The South Korean government on 17 April unveiled a blueprint to build up the nuclear decommissioning industry, with the aim of becoming one of the top five global players in the field by the mid-2030s. The Ministry of Trade, Industry and Energy said South Korea hopes to account for 10% of the world's nuclear decommissioning market by taking advantage of its nuclear phase-out plan to gain valuable know-how and technology. It said the decommissioning industry can become a new growth engine for the energy industry.
Under the phase-out plan, South Korea will reduce the number of commercial nuclear reactors to 14 units by 2038 from the current 24. Instead, it will increase the share of renewable energy in its power portfolio to 20% by 2030 from the current 7%. The ministry said the imminent decommissioning of unit 1 at the Kori NPP will help South Korea acquire the technology needed to further develop the industry. Kori 1 was officially retired in June 2017, after 40 years of commercial operations. "As the number of closures of ageing nuclear plants increases after the mid-2020s, we need to consider the dismantling of Kori 1 as an opportunity to build technological capabilities and create a new industrial ecosystem with the goal of making inroads into overseas markets," the ministry said.
Under the blueprint, the ministry will set up research centres in the southeastern region to oversee the dismantling of nuclear reactors in the second half of 2021.
South Korea’s first research institute specialising in dismantling nuclear reactors will be built by the second half of 2021. A memorandum of understanding relating the institute was signed on 15 April between Korea Hydro and Nuclear Power (KHNP), and the local governments of Busan, Ulsan and North Gyeongsang Province.
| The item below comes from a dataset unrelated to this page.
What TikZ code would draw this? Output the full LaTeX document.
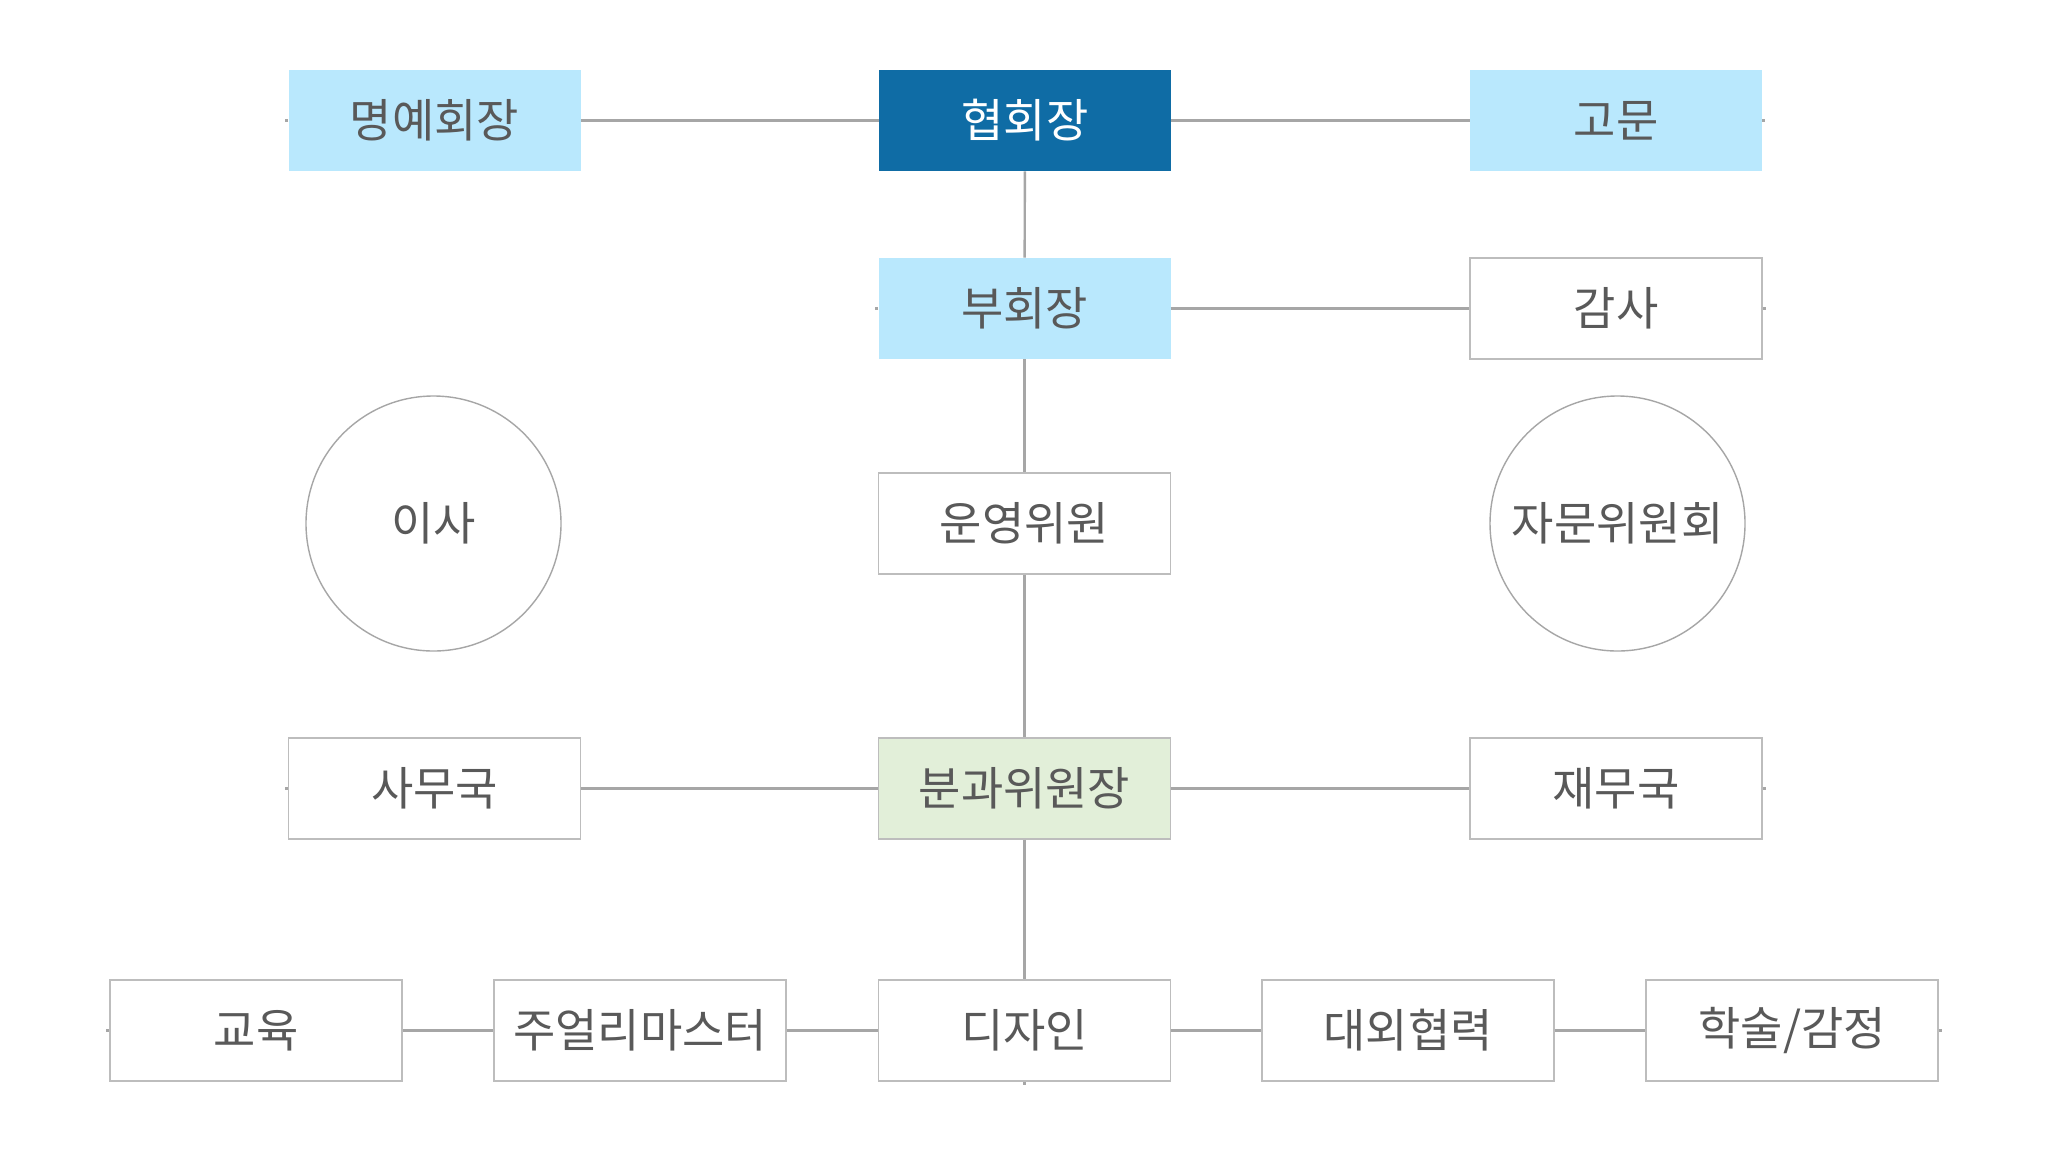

The institute will be composed of two research facilities: one in Gori, South Gyeongsang Province to be tasked with studies on dismantling light-water reactors and the other in Gyeongju, North Gyeongsang Province charged with research on dismantling heavy-water reactors.
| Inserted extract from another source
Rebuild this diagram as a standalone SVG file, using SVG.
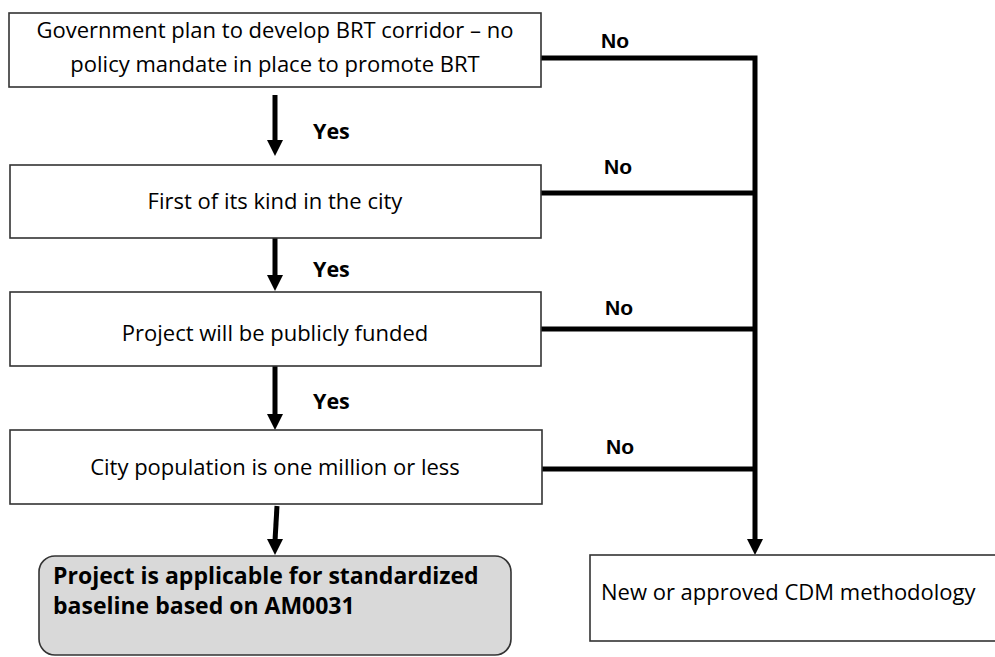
<svg xmlns="http://www.w3.org/2000/svg" width="995" height="657" viewBox="0 0 995 657">
<style>
.box{fill:#fff;stroke:#333;stroke-width:1.6}
.term{fill:#d9d9d9;stroke:#333;stroke-width:1.6}
.t{font-family:"Open Sans","Liberation Sans",sans-serif;font-size:22px;fill:#000}
.c{text-anchor:middle}
.b{font-family:"Open Sans","Liberation Sans",sans-serif;font-size:21.5px;font-weight:bold;fill:#000}
.bb{font-size:23px}
.lbl{font-family:"Liberation Sans",Arial,sans-serif;font-size:21px;font-weight:bold;fill:#000}
.ln{fill:none;stroke:#000;stroke-width:5}
.ah{fill:#000}
</style>
<g id="connectors">
<path class="ln" d="M541,58 H755 V541"/>
<path class="ln" d="M541,193 H755"/>
<path class="ln" d="M541,329 H755"/>
<path class="ln" d="M541,469 H755"/>
<path class="ah" d="M747,539 L763,539 L755,555 Z"/>
<line class="ln" x1="275" y1="95" x2="275" y2="142"/>
<path class="ah" d="M267,140 L283,140 L275,156 Z"/>
<line class="ln" x1="275" y1="229" x2="275" y2="277"/>
<path class="ah" d="M267,275 L283,275 L275,291 Z"/>
<line class="ln" x1="275" y1="366" x2="275" y2="416"/>
<path class="ah" d="M267,414 L283,414 L275,430 Z"/>
<line class="ln" x1="277" y1="506" x2="275" y2="541"/>
<path class="ah" d="M267,539 L283,539 L275,555 Z"/>
<text class="lbl" x="601" y="48">No</text>
<text class="lbl" x="604" y="174">No</text>
<text class="lbl" x="605" y="315">No</text>
<text class="lbl" x="606" y="454">No</text>
<text class="b" x="313" y="139">Yes</text>
<text class="b" x="313" y="277">Yes</text>
<text class="b" x="313" y="409">Yes</text>
</g>
<g id="n1">
<rect class="box" x="9" y="13" width="532" height="74"/>
<text class="t c" x="275" y="38">Government plan to develop BRT corridor – no</text>
<text class="t c" x="275" y="72">policy mandate in place to promote BRT</text>
</g>
<g id="n2">
<rect class="box" x="10" y="165" width="531" height="73"/>
<text class="t c" x="275" y="209">First of its kind in the city</text>
</g>
<g id="n3">
<rect class="box" x="10" y="292" width="531" height="74"/>
<text class="t c" x="275" y="341">Project will be publicly funded</text>
</g>
<g id="n4">
<rect class="box" x="10" y="430" width="532" height="74"/>
<text class="t c" x="275" y="475">City population is one million or less</text>
</g>
<g id="n5">
<rect class="term" x="39" y="556" width="472" height="99" rx="16"/>
<text class="b bb" x="53" y="584">Project is applicable for standardized</text>
<text class="b bb" x="53" y="614">baseline based on AM0031</text>
</g>
<g id="n6">
<rect class="box" x="590" y="555" width="412" height="86"/>
<text class="t" x="601" y="600">New or approved CDM methodology</text>
</g>
</svg>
The ministry said it will roll out major investment projects linked to the private sector before 2022 and take steps to capitalise on the potential boom in the decommissioning industry going forward. Investment will focus on finding ways to safely handle wastes and developing core equipment needed for the process. The government plans to re-educate existing nuclear energy experts in line with the changing demand from the market and help related companies financially transition toward the decommissioning industry by allocating KRW50 billion ($43.9 million). By proving its capabilities through the Kori 1 project, South Korea plans to partner with other advanced countries in decommissioning programmes in other nations by the late 2020s and eventually win its own independent bids by the late 2030s.
The ministry also plans to bolster related systems for the safe and transparent decommissioning of nuclear plants. "Through decommissioning projects, the government plans to create business opportunities for companies in the nuclear energy industry and seek to revitalise economies of regions surrounding nuclear plants," Industry Minister Sung Yun-mo said. South Korea’s market for the decommissioning industry is estimated at KRW22,500bn, the ministry said, with growth expected to start in the late 2020s. It added that the global market for the industry is estimated at KRW549,000bn, it added. The central and regional governments estimates the cost of dismantling one reactor at KRW1,000bn.
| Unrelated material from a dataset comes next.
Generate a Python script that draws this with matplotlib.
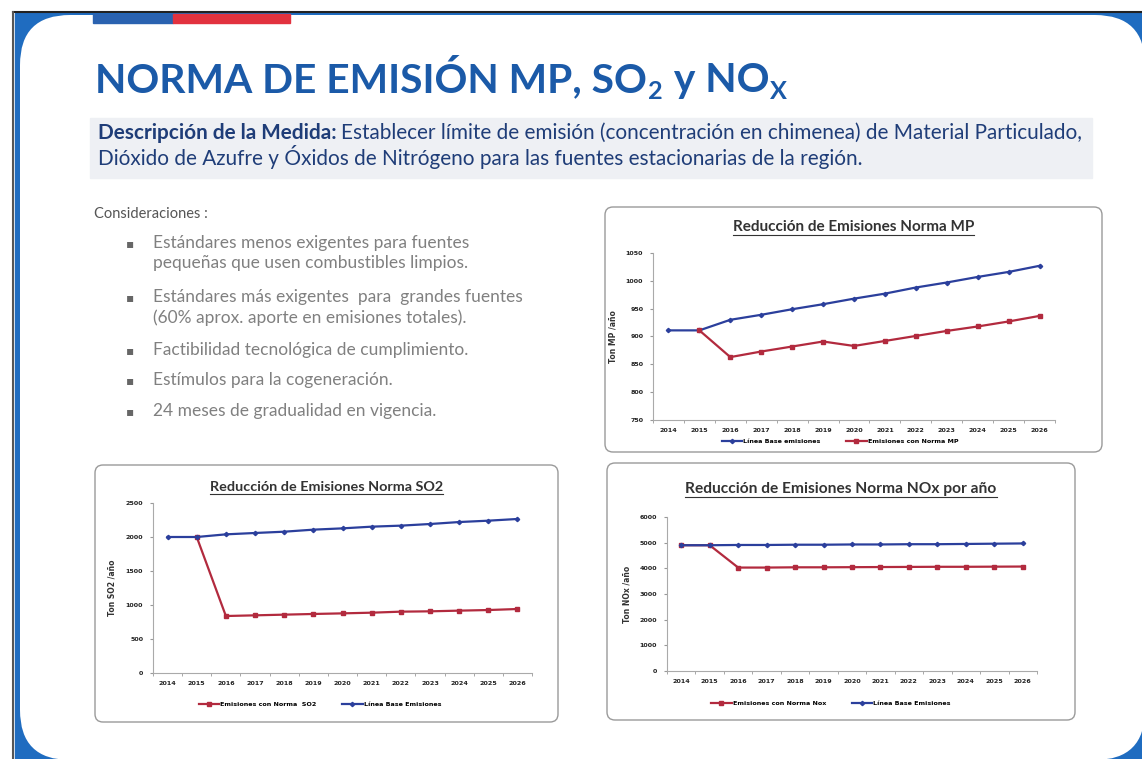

Meanwhile, Korea Hydro and Nuclear Power has started up its new Shin Kori 4 reactor and plans to connect it to the electricity grid at the end of April. It is the second APR-1400 design unit to start up of a planned global fleet of at least 10.
Construction of two further APR1400 pressurised water reactors at Shin Kori - units 5 and 6 - began in April 2017 and September 2018 respectively. Unit 5 is scheduled to begin commercial operation in March 2022, with unit 6 following one year later. Two further APR-1400 units are under construction in South Korea as units 1 and 2 of the Shin Hanul site. A further four APR-1400s are under construction at Barakah in the United Arab Emirates, while KHNP and Kepco are hopeful of further orders in other countries. However, the nuclear phase-out policy is expected to negatively impact Korea’s reactor-export prospects.